Examining The Snaps Between The Los Angeles Rams' Backfield
Entering the 2019 NFL season, arguably no player was more in question than Los Angeles Rams running back Todd Gurley. Gurley ended 2018 season on a rocky note as the health of his knee came into question and his usage late in the season and into the playoffs was minimal. Those factors sparked a major debate over the offseason as to the health, the contract, and the status of the star running back.
Now with two weeks past in the season, we can examine the usage of the Rams’ backfield to get a better look of what the situation is, the health of Gurley, and what the Rams might be planning for the rest of the year.
Through two weeks, here’s the breakdown of touches and snaps between the trio of Todd Gurley, Malcolm Brown, and Darrell Henderson:
- Gurley: 30 rushing attempts, 160 yards, 1 touchdown, 5 targets, 4 receptions, 8 yards, 98 snaps
- Brown: 17 rushing attempts, 90 yards, 2 touchdowns, 1 target, 1 reception, 10 yards, 46 snaps
- Henderson: 1 rushing attempt, 0 yards, 0 touchdowns, 0 targets, 0 receptions, 0 yards, 2 snaps
As we lay the numbers out, the Rams seem to be looking at a two-headed monster thus far, with Gurley receiving the bulk of the work. Gurley wasn’t really used as a receiver in week one, though his usage rate in week two ramped up with him receiving 19 total touches and Brown only receiving seven total touches. The usage rates are in favor of Gurley – as they should be – though the snap counts start to really drive the point home as Gurley has played more than double the snaps that Brown has.
The Rams seem to be playing it on a weekly basis, as week one represented a nearly even workload with Gurley receiving 15 total touches and Brown receiving 11 total touches. Furthering this point, Brown received nearly all the redzone work in week one, with Gurley receiving the bulk of the redzone work in week two. The split between the workload is functioning exactly as the Rams planned as Gurley has looked fresh and healthy – particularly in week one against the Carolina Panthers when Gurley was used late into the 4th quarter to help ice the game – and Brown has ensured no dropoff in production when he’s entered the game.
Brown has run extremely hard and created a ton of yardage in his attempts, proving his health (after suffering an injury in 2018 that forced the Rams to sign C.J. Anderson as a free agent) is also in tip-top shape. His productivity and solid play may give the Rams more reason to lighten Gurley’s workload in hopes that he’ll remain extremely fresh late into the season and potentially into the playoffs, though that has yet to be the case.
Maybe the most interesting aspect of the backfield is the lack of usage in rookie third-round pick Darrell Henderson, as he’s virtually been unused. Henderson shouldn’t receive any running game work over the aforementioned Gurley or Brown as they’re both superior players to this point, though the Rams did state that Henderson would be their version of New Orleans Saints’ running back Alvin Kamara.
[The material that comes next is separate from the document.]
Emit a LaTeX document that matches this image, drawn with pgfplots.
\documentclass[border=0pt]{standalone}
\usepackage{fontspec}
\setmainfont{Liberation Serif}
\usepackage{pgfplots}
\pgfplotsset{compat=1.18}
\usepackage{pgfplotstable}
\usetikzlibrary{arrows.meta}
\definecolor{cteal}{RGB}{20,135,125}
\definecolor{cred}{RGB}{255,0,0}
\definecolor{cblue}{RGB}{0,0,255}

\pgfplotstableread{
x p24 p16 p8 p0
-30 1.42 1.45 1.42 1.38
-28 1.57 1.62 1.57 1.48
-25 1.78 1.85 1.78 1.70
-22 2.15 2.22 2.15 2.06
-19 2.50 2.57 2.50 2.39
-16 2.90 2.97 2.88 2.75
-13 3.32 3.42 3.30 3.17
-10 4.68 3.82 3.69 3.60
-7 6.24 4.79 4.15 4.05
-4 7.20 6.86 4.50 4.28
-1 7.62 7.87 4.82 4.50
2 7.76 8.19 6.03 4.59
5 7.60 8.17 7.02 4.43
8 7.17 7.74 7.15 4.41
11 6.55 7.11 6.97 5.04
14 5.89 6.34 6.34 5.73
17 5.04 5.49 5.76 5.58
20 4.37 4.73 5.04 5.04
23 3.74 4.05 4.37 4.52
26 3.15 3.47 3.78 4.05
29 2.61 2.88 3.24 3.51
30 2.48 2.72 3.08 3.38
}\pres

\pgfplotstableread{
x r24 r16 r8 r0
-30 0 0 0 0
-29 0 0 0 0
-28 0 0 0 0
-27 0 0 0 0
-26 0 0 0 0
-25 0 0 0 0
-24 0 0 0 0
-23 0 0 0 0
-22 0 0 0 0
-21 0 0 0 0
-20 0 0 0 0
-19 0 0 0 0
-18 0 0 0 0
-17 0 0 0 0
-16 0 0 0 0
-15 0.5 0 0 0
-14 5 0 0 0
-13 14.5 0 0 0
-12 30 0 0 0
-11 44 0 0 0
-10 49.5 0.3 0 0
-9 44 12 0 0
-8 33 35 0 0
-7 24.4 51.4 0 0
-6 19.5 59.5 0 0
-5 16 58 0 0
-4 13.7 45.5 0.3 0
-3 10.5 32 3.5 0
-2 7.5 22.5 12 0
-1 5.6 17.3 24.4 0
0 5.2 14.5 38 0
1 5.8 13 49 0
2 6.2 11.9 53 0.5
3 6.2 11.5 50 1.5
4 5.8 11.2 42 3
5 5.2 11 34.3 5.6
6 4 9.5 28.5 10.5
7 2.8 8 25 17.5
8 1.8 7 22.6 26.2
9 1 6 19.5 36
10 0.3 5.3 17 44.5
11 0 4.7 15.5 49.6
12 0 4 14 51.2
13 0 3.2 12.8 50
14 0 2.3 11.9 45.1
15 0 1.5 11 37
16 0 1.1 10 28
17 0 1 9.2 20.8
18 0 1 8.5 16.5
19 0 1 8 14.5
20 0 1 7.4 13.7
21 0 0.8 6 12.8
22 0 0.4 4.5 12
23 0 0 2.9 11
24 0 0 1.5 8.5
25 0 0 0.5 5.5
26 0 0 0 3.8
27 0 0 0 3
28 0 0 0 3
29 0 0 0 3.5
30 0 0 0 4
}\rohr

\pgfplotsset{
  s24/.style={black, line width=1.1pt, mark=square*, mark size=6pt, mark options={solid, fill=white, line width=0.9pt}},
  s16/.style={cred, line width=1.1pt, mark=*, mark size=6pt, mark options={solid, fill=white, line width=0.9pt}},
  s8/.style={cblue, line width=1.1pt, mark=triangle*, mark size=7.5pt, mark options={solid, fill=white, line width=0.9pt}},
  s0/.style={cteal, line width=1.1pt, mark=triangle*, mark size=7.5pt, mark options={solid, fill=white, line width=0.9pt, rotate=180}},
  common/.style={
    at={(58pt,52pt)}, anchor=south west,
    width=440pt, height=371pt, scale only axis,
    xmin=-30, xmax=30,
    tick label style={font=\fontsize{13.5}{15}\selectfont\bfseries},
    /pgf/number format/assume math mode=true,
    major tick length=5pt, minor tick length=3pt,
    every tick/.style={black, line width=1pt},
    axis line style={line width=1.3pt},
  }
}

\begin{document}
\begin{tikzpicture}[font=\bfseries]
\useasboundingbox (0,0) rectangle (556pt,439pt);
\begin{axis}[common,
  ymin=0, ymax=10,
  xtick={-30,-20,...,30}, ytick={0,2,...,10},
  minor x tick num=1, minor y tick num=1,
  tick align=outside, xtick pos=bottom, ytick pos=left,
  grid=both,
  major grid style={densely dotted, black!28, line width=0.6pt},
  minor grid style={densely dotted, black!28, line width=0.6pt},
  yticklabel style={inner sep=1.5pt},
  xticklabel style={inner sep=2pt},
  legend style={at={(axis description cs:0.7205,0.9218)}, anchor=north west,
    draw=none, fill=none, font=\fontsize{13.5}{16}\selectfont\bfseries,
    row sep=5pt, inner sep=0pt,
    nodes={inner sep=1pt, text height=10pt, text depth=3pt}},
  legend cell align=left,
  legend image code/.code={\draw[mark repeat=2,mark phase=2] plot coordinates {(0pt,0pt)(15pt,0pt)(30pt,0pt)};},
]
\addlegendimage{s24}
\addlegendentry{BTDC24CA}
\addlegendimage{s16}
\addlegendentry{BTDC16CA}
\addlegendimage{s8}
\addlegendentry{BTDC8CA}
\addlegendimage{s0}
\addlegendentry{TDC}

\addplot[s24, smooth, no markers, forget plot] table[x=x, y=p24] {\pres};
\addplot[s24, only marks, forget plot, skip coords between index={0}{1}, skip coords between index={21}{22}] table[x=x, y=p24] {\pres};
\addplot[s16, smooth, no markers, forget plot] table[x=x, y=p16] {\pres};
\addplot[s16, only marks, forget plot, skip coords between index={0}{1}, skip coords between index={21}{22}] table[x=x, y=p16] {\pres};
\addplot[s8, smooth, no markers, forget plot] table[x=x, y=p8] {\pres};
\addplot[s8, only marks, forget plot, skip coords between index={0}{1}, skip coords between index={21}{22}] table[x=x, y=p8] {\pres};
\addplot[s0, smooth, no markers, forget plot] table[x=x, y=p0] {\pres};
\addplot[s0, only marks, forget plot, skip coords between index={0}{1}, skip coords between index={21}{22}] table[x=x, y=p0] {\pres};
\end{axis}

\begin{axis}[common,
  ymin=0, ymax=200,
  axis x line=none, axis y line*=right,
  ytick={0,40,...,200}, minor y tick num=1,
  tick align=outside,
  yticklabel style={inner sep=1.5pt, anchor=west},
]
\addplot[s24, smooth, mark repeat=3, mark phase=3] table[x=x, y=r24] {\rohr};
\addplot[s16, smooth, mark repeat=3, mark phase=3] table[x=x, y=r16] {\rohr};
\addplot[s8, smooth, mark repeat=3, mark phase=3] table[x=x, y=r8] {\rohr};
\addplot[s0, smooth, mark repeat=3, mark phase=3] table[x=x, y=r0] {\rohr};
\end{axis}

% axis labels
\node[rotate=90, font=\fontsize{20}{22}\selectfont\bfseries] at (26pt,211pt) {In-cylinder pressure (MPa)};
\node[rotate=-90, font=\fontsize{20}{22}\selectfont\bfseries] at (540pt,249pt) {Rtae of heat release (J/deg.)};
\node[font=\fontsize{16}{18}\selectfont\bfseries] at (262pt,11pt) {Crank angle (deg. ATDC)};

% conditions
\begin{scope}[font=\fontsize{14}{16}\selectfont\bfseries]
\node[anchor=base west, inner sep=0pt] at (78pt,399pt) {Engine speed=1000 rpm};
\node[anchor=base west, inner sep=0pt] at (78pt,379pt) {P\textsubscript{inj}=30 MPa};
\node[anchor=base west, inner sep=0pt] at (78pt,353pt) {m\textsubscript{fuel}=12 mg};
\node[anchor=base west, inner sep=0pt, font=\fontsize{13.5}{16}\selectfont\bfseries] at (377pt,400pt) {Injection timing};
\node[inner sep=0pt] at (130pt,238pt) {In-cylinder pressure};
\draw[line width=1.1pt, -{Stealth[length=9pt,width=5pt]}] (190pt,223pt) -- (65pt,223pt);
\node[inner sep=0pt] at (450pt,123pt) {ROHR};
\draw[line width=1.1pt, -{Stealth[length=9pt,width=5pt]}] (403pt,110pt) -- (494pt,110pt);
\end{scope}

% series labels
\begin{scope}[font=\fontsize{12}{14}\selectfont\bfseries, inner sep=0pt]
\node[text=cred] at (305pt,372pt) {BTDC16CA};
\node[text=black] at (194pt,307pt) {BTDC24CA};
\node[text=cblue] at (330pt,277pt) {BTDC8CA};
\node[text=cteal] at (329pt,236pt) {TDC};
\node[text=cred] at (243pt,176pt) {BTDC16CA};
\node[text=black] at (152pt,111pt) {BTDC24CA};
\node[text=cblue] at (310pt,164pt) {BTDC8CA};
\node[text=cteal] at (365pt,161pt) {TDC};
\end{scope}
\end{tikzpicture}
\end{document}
Kamara is arguably the most dangerous receiving back in football, and the Rams seemed to be on track with acclimating Henderson in that role in the preseason as he totaled 8 receptions in three games. Yet, Henderson is currently riding the bench, although with good reason as Gurley and Brown are not only great runners, they’re both productive receivers and among the best blocking backs in the entire league. The usage rate of the rookie going forward will surely be interesting. The main issue here is the Rams would need to decrease the touches of other players who’re currently significantly more productive, meaning they have no real reason to give Henderson an uptick in playing time or touches.
Breaking down the future is impossible, specifically because even the Rams aren’t sure how the games will play out. Yet, to this point in the 2019 season, the Rams have deployed their bevy of running backs brilliantly as they’re 7th in the league in rushing yards per game (140.5) and 15th in the league in yards per rush attempt (4.5 yards per carry).